Businesses may need specific retention periods, audit logs, and chain-of-custody controls. Cloud platforms often provide configurable retention, immutable storage options, and access auditing. Local solutions can meet requirements too, but demand disciplined processes: time synchronization, tamper-evident logs, and controlled administrator access.

Hybrid approach: best of both

A popular strategy is to record continuously to an on-prem NVR/NAS while mirroring motion events or bookmarked incidents to the cloud. This protects against both internet outages and local disasters, and it gives you quick remote access to high-value clips without sending everything offsite.

How to choose

  • Apartment dwellers and renters: Cloud-first for simplicity; add an encrypted SD card as a buffer during outages.
  • Homeowners: Local NVR/NAS for 24/7 capture plus cloud for key events. Use a UPS and RAID for resilience.
  • Small businesses: Hybrid with role-based access, audit logs, and clear retention policies. Consider cameras that support end-to-end encryption.
  • Low bandwidth locations: Prefer local recording with scheduled or event-based cloud uploads.
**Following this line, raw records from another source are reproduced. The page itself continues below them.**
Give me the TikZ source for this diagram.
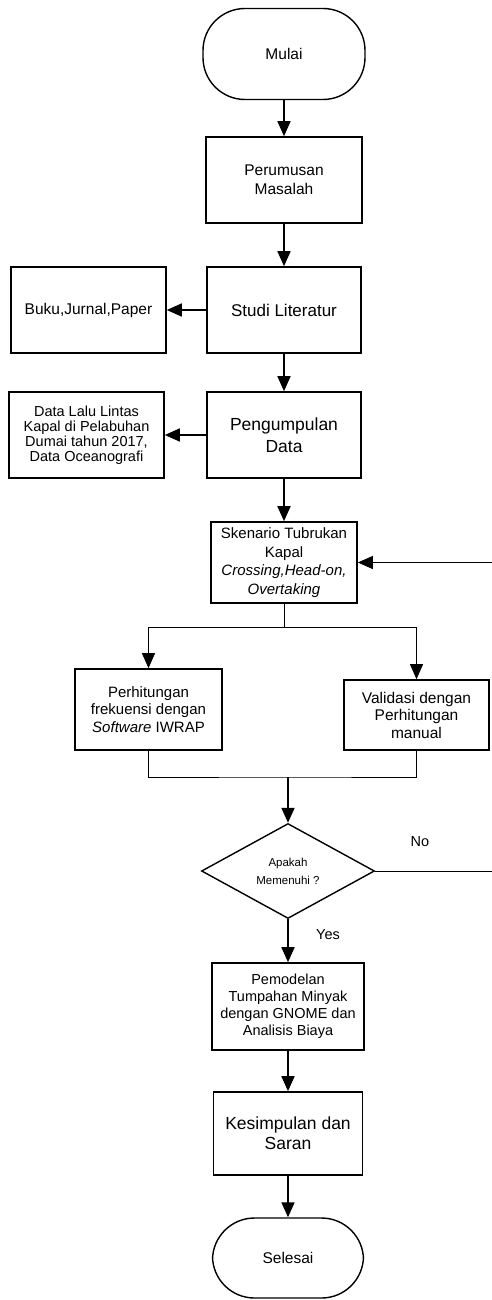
\documentclass[tikz,border=0pt]{standalone}
\usepackage{fontspec}
\setmainfont{Liberation Sans}
\usetikzlibrary{arrows.meta,shapes.geometric}
\begin{document}
\begin{tikzpicture}[x=1pt,y=-1pt,
  box/.style={draw, line width=1.6pt, align=center, inner sep=2pt},
  term/.style={draw, line width=1.4pt, rounded corners=42pt, align=center},
  dec/.style={draw, diamond, line width=1.4pt, inner sep=0pt, align=center},
  thk/.style={line width=1.7pt, -{Triangle[length=15pt,width=13pt]}},
  thn/.style={line width=0.8pt},
  thna/.style={line width=0.8pt, -{Triangle[length=15pt,width=13pt]}},
  lbl/.style={font=\fontsize{14.5}{17}\selectfont}
]
\useasboundingbox (0,0) rectangle (491,1300);

\node[term, minimum width=162pt, minimum height=91pt, font=\fontsize{15.5}{19}\selectfont] (mulai) at (284,54) {Mulai};
\node[box, minimum width=156pt, minimum height=86pt, font=\fontsize{15.5}{19}\selectfont] (rumus) at (284,180) {Perumusan\\Masalah};
\node[box, minimum width=154pt, minimum height=86pt, font=\fontsize{17}{20}\selectfont] (studi) at (284,310) {Studi Literatur};
\node[box, minimum width=155pt, minimum height=86pt, font=\fontsize{15.5}{19}\selectfont] (buku) at (88.5,310) {Buku,Jurnal,Paper};
\node[box, minimum width=154pt, minimum height=86pt, font=\fontsize{17.5}{22}\selectfont] (kumpul) at (284,435) {Pengumpulan\\Data};
\node[box, minimum width=155pt, minimum height=86pt, font=\fontsize{14.5}{15}\selectfont] (data) at (86.5,435) {Data Lalu Lintas\\Kapal di Pelabuhan\\Dumai tahun 2017,\\Data Oceanografi};
\node[box, minimum width=146pt, minimum height=81pt, font=\fontsize{15}{18.5}\selectfont] (sken) at (284,562.5) {Skenario Tubrukan\\Kapal\\\textit{Crossing,Head-on,}\\\textit{Overtaking}};
\node[box, minimum width=147pt, minimum height=81pt, font=\fontsize{15}{17.5}\selectfont] (perh) at (148.5,709.5) {Perhitungan\\frekuensi dengan\\\textit{Software} IWRAP};
\node[box, minimum width=145pt, minimum height=70pt, font=\fontsize{15.5}{17.5}\selectfont] (val) at (416.5,715) {Validasi dengan\\Perhitungan\\manual};
\node[dec, minimum width=173pt, minimum height=95pt, font=\fontsize{11.5}{18}\selectfont] (dec) at (288,871) {Apakah\\Memenuhi ?};
\node[box, minimum width=152pt, minimum height=87pt, font=\fontsize{14.5}{17}\selectfont] (model) at (288,1006.5) {Pemodelan\\Tumpahan Minyak\\dengan GNOME dan\\Analisis Biaya};
\node[box, minimum width=149pt, minimum height=83pt, font=\fontsize{17.5}{20}\selectfont] (simp) at (288,1133.5) {Kesimpulan dan\\Saran};
\node[term, minimum width=151pt, minimum height=80pt, font=\fontsize{15.5}{19}\selectfont] (selesai) at (288,1258) {Selesai};

\node[lbl] (no) at (420,842) {No};
\node[lbl] (yes) at (328,935) {Yes};

\coordinate (s1) at (284,627);
\coordinate (m1) at (288,777);
\coordinate (fb1) at (492,871);
\coordinate (fb2) at (492,562.5);

\draw[thk] (mulai) -- (rumus);
\draw[thk] (rumus) -- (studi);
\draw[thk] (studi) -- (buku);
\draw[thk] (studi) -- (kumpul);
\draw[thk] (kumpul) -- (data);
\draw[thk] (kumpul) -- (sken);
\draw[thn] (sken) -- (s1);
\draw[thna] (s1) -| (perh.north);
\draw[thna] (s1) -| (val.north);
\draw[thn] (perh.south) |- (m1) -| (val.south);
\draw[thk] (m1) -- (dec.north);
\draw[thna] (dec.east) -- (fb1) -- (fb2) -- (sken.east);
\draw[thk] (dec) -- (model);
\draw[thk] (model) -- (simp);
\draw[thk] (simp) -- (selesai);
\end{tikzpicture}
\end{document}
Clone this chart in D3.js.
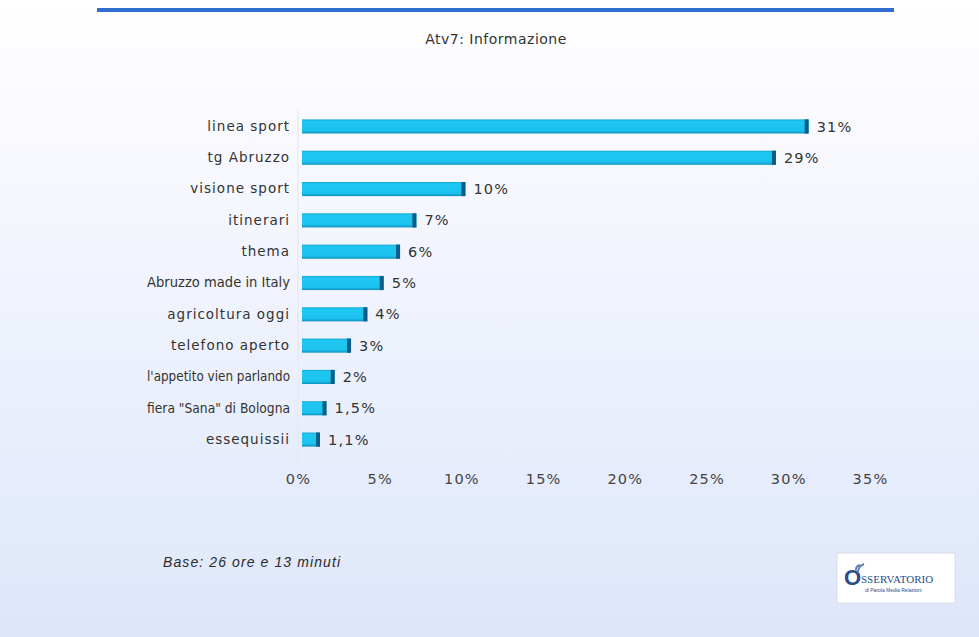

Security hardening checklist

  • Enable MFA or passkeys on all cloud accounts; set unique, long passwords for devices and admin portals.
  • Disable UPnP and avoid direct port forwarding; use a VPN for remote access.
  • Keep camera, NVR/NAS, and router firmware up to date; subscribe to vendor security advisories.
  • Segment cameras on their own network/VLAN; deny outbound traffic they do not need.
  • Use at-rest encryption where available; prefer cameras that encrypt SD recordings.
  • Deploy a UPS for cameras and recorders; test graceful shutdown on power loss.
  • Back up critical clips offsite or to the cloud; test restores regularly.
  • Review vendor privacy policies and data retention settings at least twice a year.

Bottom line: there is no one-size-fits-all choice. Cloud offers convenience and redundancy, local gives control and offline resilience, and a hybrid blend delivers strong coverage against both cyber and physical risks. Choose the model that fits your bandwidth, budget, and risk profile — then harden it with the steps above.